Thanks in advance for the help.

Edit. Consequence of the above limit is the evaluation of the Dirichlet integral: $$\int\limits_0^{+\infty}\frac{\sin x}{x}\,\mathrm{d}x= \lim_{n \to +\infty}b_n=\lim_{n \to +\infty}a_n=\frac{\pi}{2}.$$

• Why don't you apply the Riemann-Lebesgue lemma? en.wikipedia.org/wiki/Riemann%E2%80%93Lebesgue_lemma Nov 24, 2019 at 2:00
• I had in my mind an elementary proof, if possible of course, that would use only tools such as integration by parts, boundness arguments etc. Nov 24, 2019 at 2:04
• You've made a mistake somewhere, as $\log (-\sin x/x)$ is not defined on this interval.
– zhw.
Nov 24, 2019 at 2:25
• You can prove the Riemann-Lebesgue lemma for $C^1$ functions by very elementary means (integration by parts). Nov 24, 2019 at 2:52
• @zhw of course, just edited.

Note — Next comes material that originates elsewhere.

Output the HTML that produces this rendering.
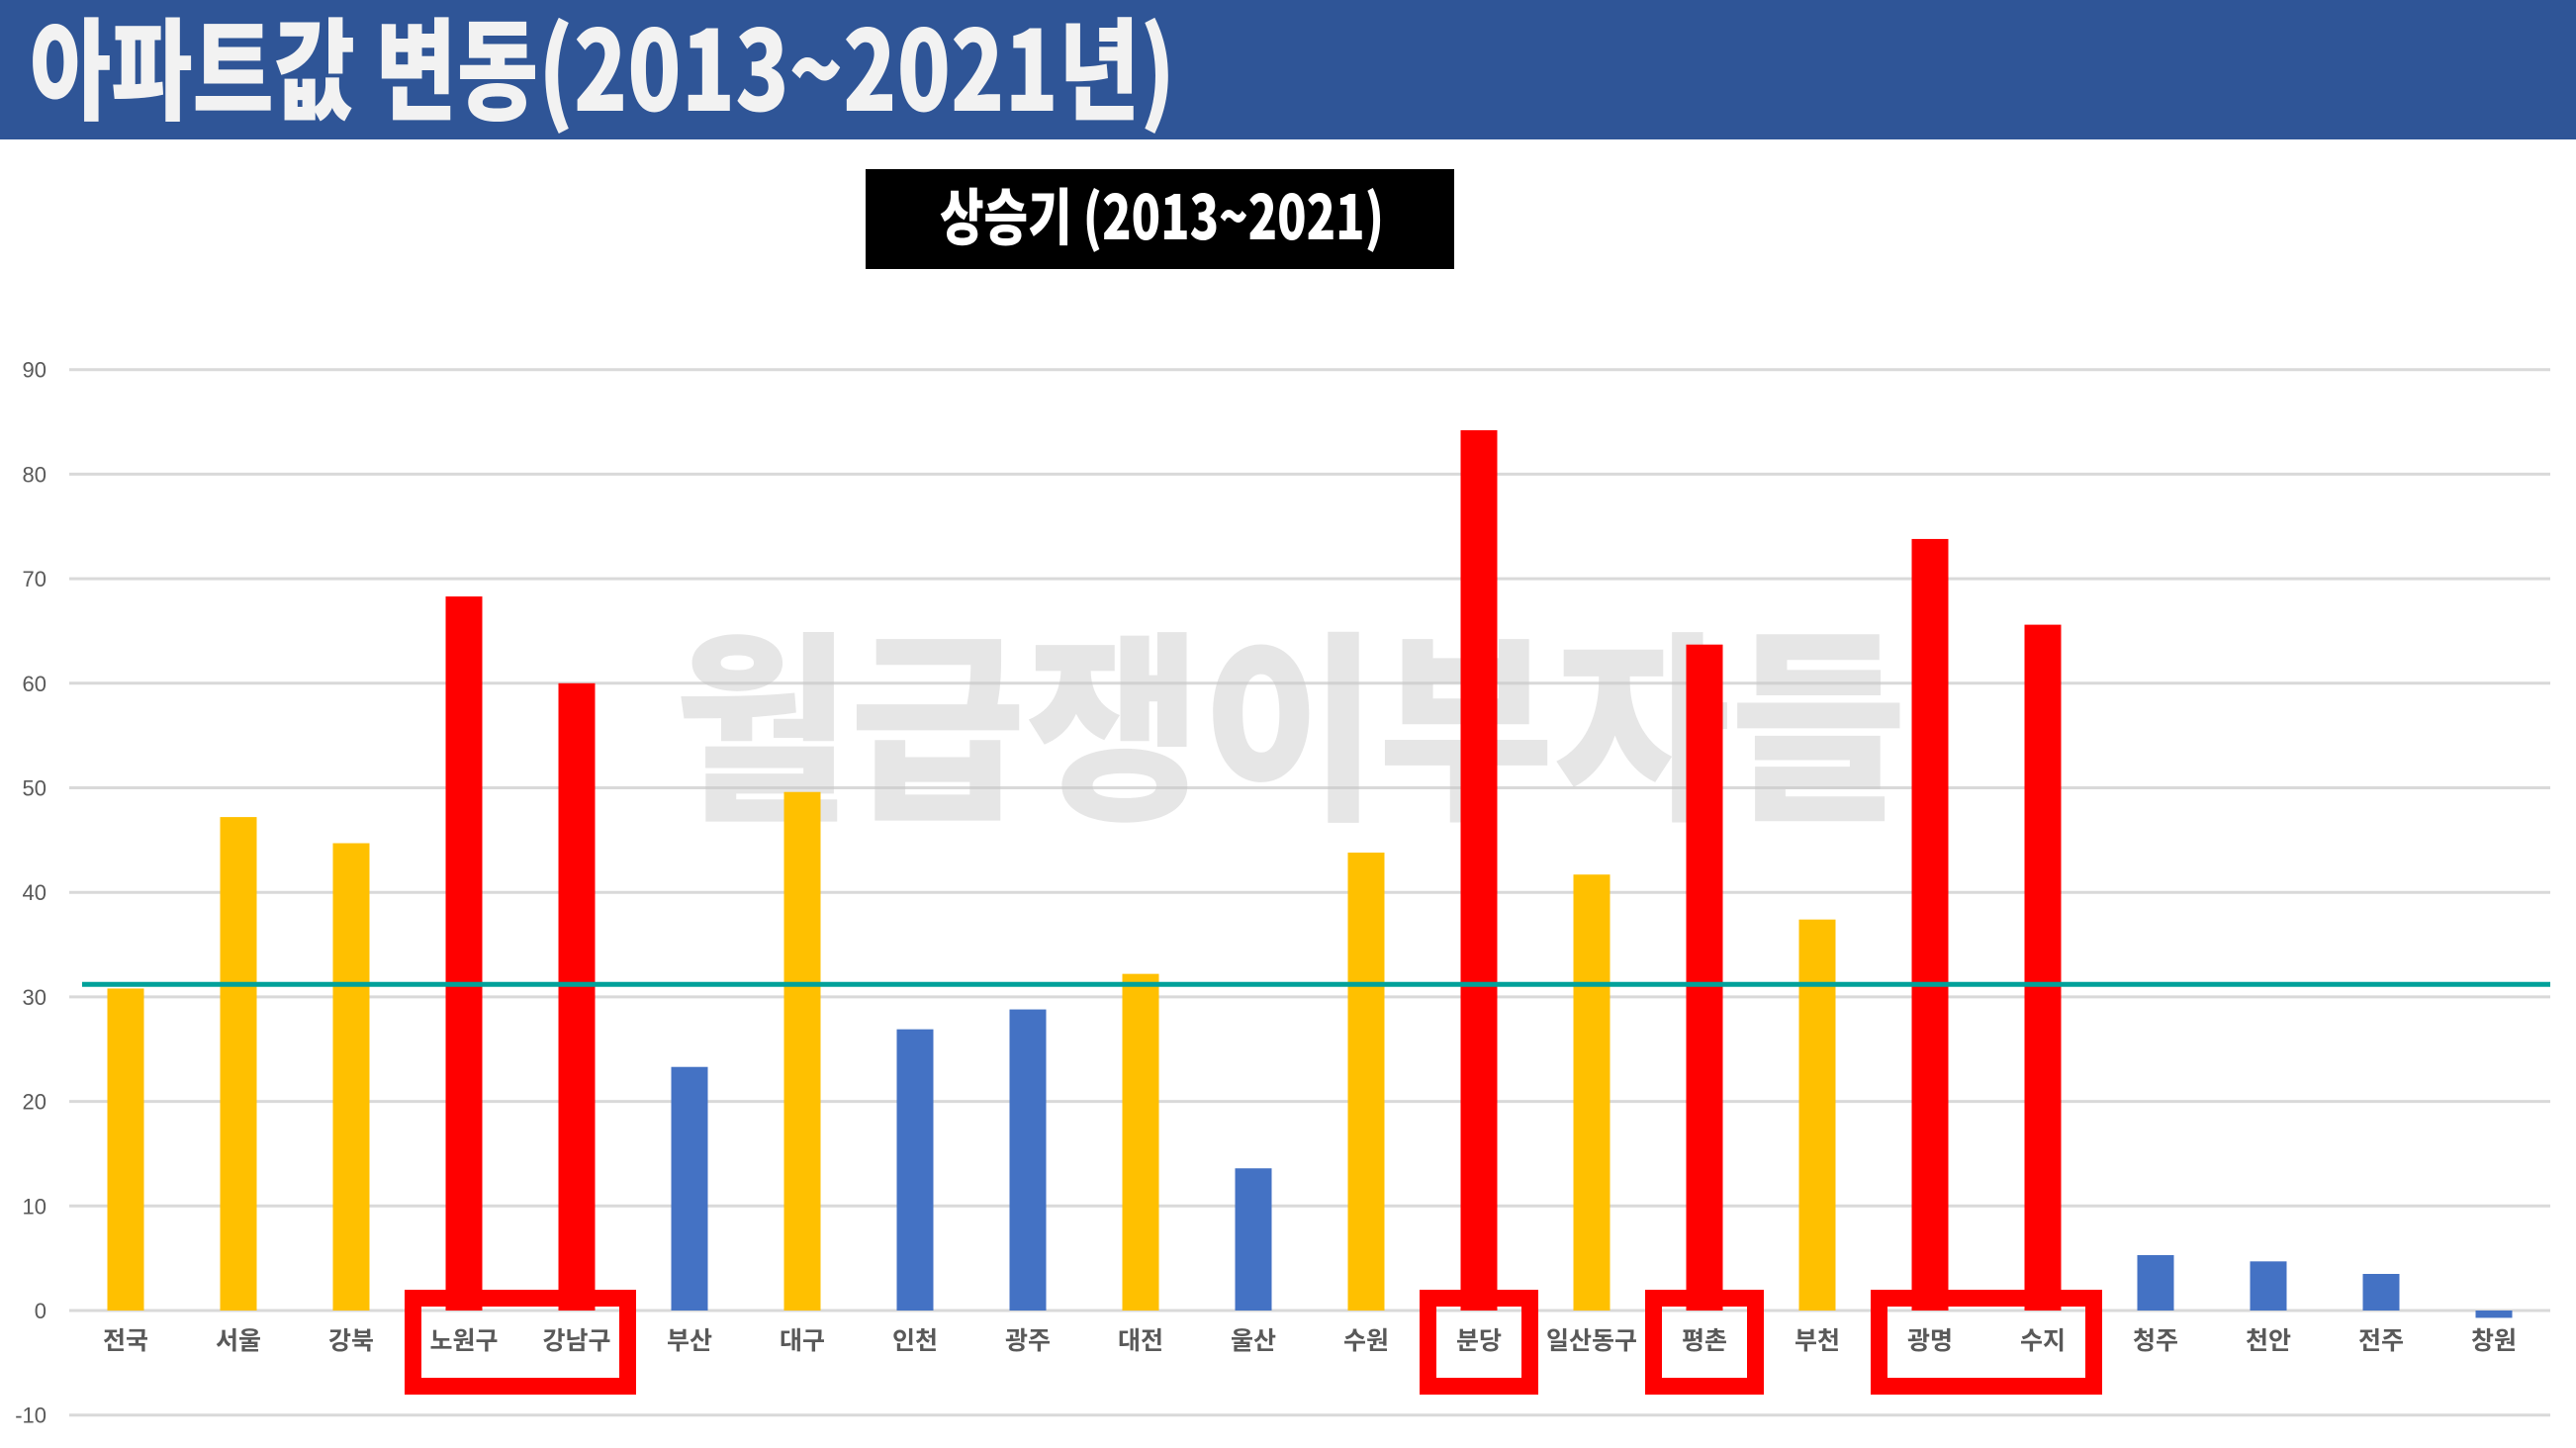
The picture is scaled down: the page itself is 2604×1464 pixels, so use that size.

Nov 24, 2019 at 11:29

Let $$f(x)=\cot(x)-\frac{1}{x}$$ with $$f(0)=0$$.
We have that \begin{align} \left|\int_0^{\pi/2}f(x)\sin(2nx)\mathrm{d}x\right| &=\left|-\int_0^{\pi/2}f'(x)\frac{\cos(2nx)}{2n}\mathrm{d}x+\left[\frac{f(x)\cos(2nx)}{2n}\right]_0^{\pi/2}\right|\\ &=\left|-\int_0^{\pi/2}f'(x)\frac{\cos(2nx)}{2n}\mathrm{d}x+\left(-\frac{2}{\pi}\right)\frac{\cos(n \pi)}{2n}\right|\\ &=\left|-\int_0^{\pi/2}f'(x)\frac{\cos(2nx)}{2n}\mathrm{d}x-\frac{(-1)^n}{n \pi}\right|\\ &\leqslant \left|\int_0^{\pi/2}f'(x)\frac{\cos(2nx)}{2n}\mathrm{d}x\right|+\left|\frac{(-1)^n}{n\pi}\right| \\ &\leqslant \int_0^{\pi/2}\left|f'(x)\frac{\cos(2nx)}{2n}\right|\mathrm{d}x+\frac{1}{n\pi}\\ &\leqslant \int_0^{\pi/2}\left|C\frac{\cos(2nx)}{2n}\right|\mathrm{d}x+\frac{1}{n\pi}\\ &\leqslant \frac{C}{2n}\int_0^{\pi/2}\left|\cos(2nx)\right|\mathrm{d}x+\frac{1}{n\pi}\\ &\leqslant \frac{C}{2n}\int_0^{\pi/2}1\mathrm{d}x+\frac{1}{n\pi}\\ &\leqslant \frac{\pi C}{4n}+\frac{1}{n\pi} \to 0 \end{align} Since the absolute value of the derivative of $$f$$ on $$[0, \pi/2]$$ is bounded by a constant $$C$$.